Here is yet another demonstration of how armed militias — Hamas in Gaza, Hezbollah in Lebanon, the Mehdi Army in Iraq — are the biggest threat to Middle Eastern democracy. Even if they maintain a “political wing,” organizations that own bullets should not take part in ballot contests. Given a choice, wouldn’t you vote for the man who aims a gun at your head?

The seeds of this week’s troubles were sown with the Arab League-sponsored 1989 Taif Accord, so named after the Saudi city in which it was negotiated, that ended a 15-year Lebanese civil war. The accord included a license for Syria to control the country for a short period — just until the fatigued warring factions could be gelled back into a whole country again. Syria’s occupation lasted 15 years, during which the Shiites in the south were exempted from the Taif vision of disarming all the militias — mostly because they argued they needed weapons to confront Israel.

Backed by Iran’s cash, military guidance, and armaments that kept streaming through Syria, the Shiites grew to become a formidable army. When Israel finally confronted Hezbollah in 2006, the Jewish state enjoyed tacit but unmistakable support from the West, from most Arab countries, and even from most Lebanese — even as in public statements all of them followed the lead of Turtle Bay and such organizations as Human Rights Watch, who wailed against what they called the disproportional use of force.

Israel succeeded in partially disarming Hezbollah. But rather than leveraging the rare international support it received and concluding a campaign that would significantly set back Hezbollah’s military capabilities for years to come, Israel succumbed to outside and internal pressure from a public reeling from attacks on its cities. It then turned the game over to the United Nations.

Just like the Taif enforcers and the U.N. troops that were stationed in southern Lebanon since the 1980s, the new, enlarged U.N. presence stationed in Lebanon in the aftermath of the 2006 war was unmotivated and incapable of confronting Hezbollah and disarming it, even though all Security Council resolutions demanded such a disarmament. American warships patrolling Lebanese shores last week similarly allowed Hezbollah’s takeover of Lebanon without firing even a warning shot. France, the most influential Western power in Lebanon, moved not a finger. The Security Council and Secretary-General Ban have been silent as at least 45 people died in Hezbollah’s assault on Lebanon.

Mostly, the Lebanese people made no real attempt to rise up. “How could we help Siniora if he doesn’t even make a public request for international help?” a Western diplomat told me yesterday.

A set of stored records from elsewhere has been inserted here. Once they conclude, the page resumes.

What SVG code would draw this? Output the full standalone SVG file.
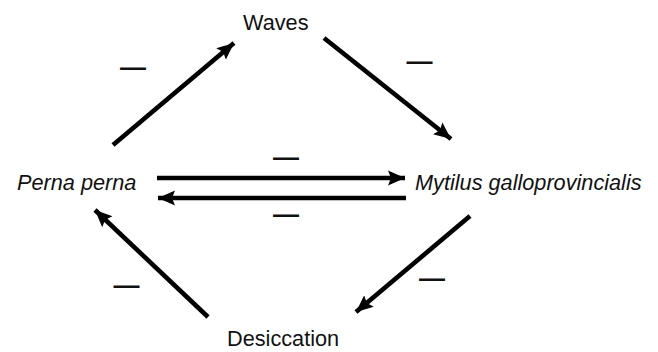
<svg xmlns="http://www.w3.org/2000/svg" width="658" height="352" viewBox="0 0 658 352">
<style>
.lbl{font-family:"Liberation Sans",Arial,sans-serif;font-size:21.7px;fill:#111}
.it{font-style:italic}
.sign{font-family:"Liberation Sans",Arial,sans-serif;font-size:26px;font-weight:bold;fill:#111;text-anchor:middle}
.edge{stroke:#000;stroke-width:4.6;fill:none;marker-end:url(#ah)}
</style>
<defs>
<marker id="ah" markerUnits="userSpaceOnUse" markerWidth="20" markerHeight="18" viewBox="0 -9 20 18" refX="17" refY="0" orient="auto">
<path d="M0,-7.5 L17,0 L0,7.5 L3,0 Z" fill="#000"/>
</marker>
</defs>
<rect width="658" height="352" fill="#fff"/>
<g id="waves"><text class="lbl" x="243" y="30">Waves</text></g>
<g id="perna"><text class="lbl it" x="17" y="190">Perna perna</text></g>
<g id="mytilus"><text class="lbl it" x="415" y="190">Mytilus galloprovincialis</text></g>
<g id="desiccation"><text class="lbl" x="227" y="346">Desiccation</text></g>
<g id="connectors">
<line class="edge" x1="113" y1="145" x2="234" y2="43"/>
<line class="edge" x1="324" y1="38" x2="451" y2="139"/>
<line class="edge" x1="157" y1="178" x2="405" y2="178"/>
<line class="edge" x1="406" y1="198" x2="158" y2="198"/>
<line class="edge" x1="470" y1="216" x2="356" y2="312"/>
<line class="edge" x1="208" y1="317" x2="95" y2="210"/>
</g>
<g id="labels">
<text class="sign" x="133" y="76">—</text>
<text class="sign" x="419.5" y="70">—</text>
<text class="sign" x="286" y="166">—</text>
<text class="sign" x="286" y="223">—</text>
<text class="sign" x="126.5" y="294">—</text>
<text class="sign" x="432" y="287">—</text>
</g>
</svg>
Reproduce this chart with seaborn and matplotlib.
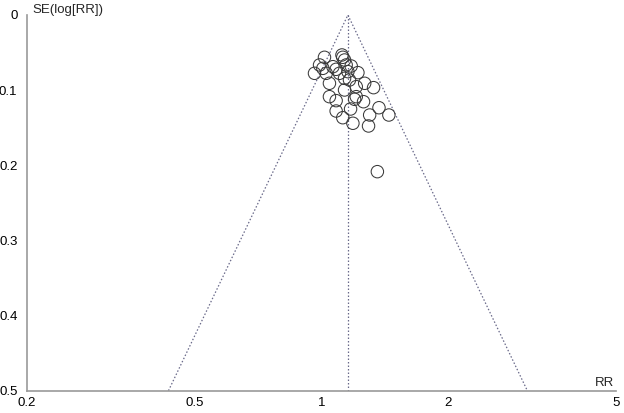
import numpy as np
import pandas as pd
import matplotlib
matplotlib.use("Agg")
import matplotlib.pyplot as plt
import seaborn as sns

# Study estimates (risk ratio) and standard errors of log(RR)
rr = [1.018, 1.12, 1.125, 1.136, 0.991, 0.964, 1.009, 1.066, 1.085, 1.146,
      1.178, 1.028, 1.105, 1.157, 1.222, 1.046, 1.136, 1.167, 1.136, 1.211,
      1.268, 1.331, 1.046, 1.085, 1.211, 1.200, 1.260, 1.085, 1.125, 1.174,
      1.189, 1.303, 1.371, 1.447, 1.295, 1.359]
se = [0.0563, 0.0532, 0.0563, 0.0599, 0.0665, 0.0776, 0.0710, 0.0688, 0.0723, 0.0665,
      0.0679, 0.0776, 0.0776, 0.0754, 0.0767, 0.0909, 0.0843, 0.0865, 0.0998, 0.0954,
      0.0909, 0.0967, 0.1087, 0.1140, 0.1087, 0.1122, 0.1154, 0.1278, 0.1367, 0.1251,
      0.1441, 0.1331, 0.1234, 0.1331, 0.1477, 0.2085]
pooled_rr = 1.157
se_max = 0.5
x_ticks = [0.2, 0.5, 1, 2, 5]
x_ticklabels = ["0.2", "0.5", "1", "2", "5"]
y_ticks = [0, 0.1, 0.2, 0.3, 0.4, 0.5]
y_ticklabels = ["0", "0.1", "0.2", "0.3", "0.4", "0.5"]

df = pd.DataFrame({"RR": rr, "SE": se})

sns.set_theme(style="white")
plt.rcParams["font.family"] = ["Liberation Sans", "DejaVu Sans"]

fig = plt.figure(figsize=(6.24, 4.13), dpi=100)
ax = fig.add_axes([0.0425, 0.054, 0.9445, 0.9097])

# funnel lines
lp = np.log(pooled_rr)
line_col = "#6a6a8a"
ax.plot([np.exp(lp - 1.96 * se_max), pooled_rr, np.exp(lp + 1.96 * se_max)],
        [se_max, 0, se_max], ls=(0, (1.2, 1.6)), color=line_col, lw=0.9, zorder=1)
ax.plot([pooled_rr, pooled_rr], [0, se_max], ls=(0, (1.2, 1.6)), color=line_col, lw=0.9, zorder=1)

sns.scatterplot(data=df, x="RR", y="SE", ax=ax, marker="o", s=80,
                facecolor="none", edgecolor="#3a3a3a", linewidth=0.75, zorder=3)

ax.set_xscale("log")
ax.set_xlim(0.2, 5)
ax.set_ylim(0.5, 0)
ax.set_xticks(x_ticks)
ax.set_xticklabels(x_ticklabels)
ax.xaxis.set_minor_locator(matplotlib.ticker.NullLocator())
ax.set_yticks(y_ticks)
ax.set_yticklabels(y_ticklabels)
ax.set_xlabel("")
ax.set_ylabel("")

for side in ["top", "right"]:
    ax.spines[side].set_visible(False)
for side in ["left", "bottom"]:
    ax.spines[side].set_color("#999999")
    ax.spines[side].set_linewidth(1.2)
ax.tick_params(axis="both", direction="inout", length=7, width=1.0, color="#888888",
               labelsize=9.5, labelcolor="black", pad=1)
ax.tick_params(axis="y", pad=3)

fig.text(32 / 624, 1 - 10 / 413, "SE(log[RR])", fontsize=9.5, ha="left", va="center")
fig.text(614 / 624, 1 - 383 / 413, "RR", fontsize=9.5, ha="right", va="center")

fig.savefig("out.png", dpi=100)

Hezbollah is one tentacle in Iran’s war machine. Israel keeps “one eye on what goes on in Gaza, another on Syria and Lebanon, and of course both eyes follow what goes on in Iran,” Defense Minister Ehud Barak said yesterday. Nevertheless, any military plan to confront Iran’s nuclear power should now take into account Iran’s ability to strike at Israeli cities simultaneously from south and north.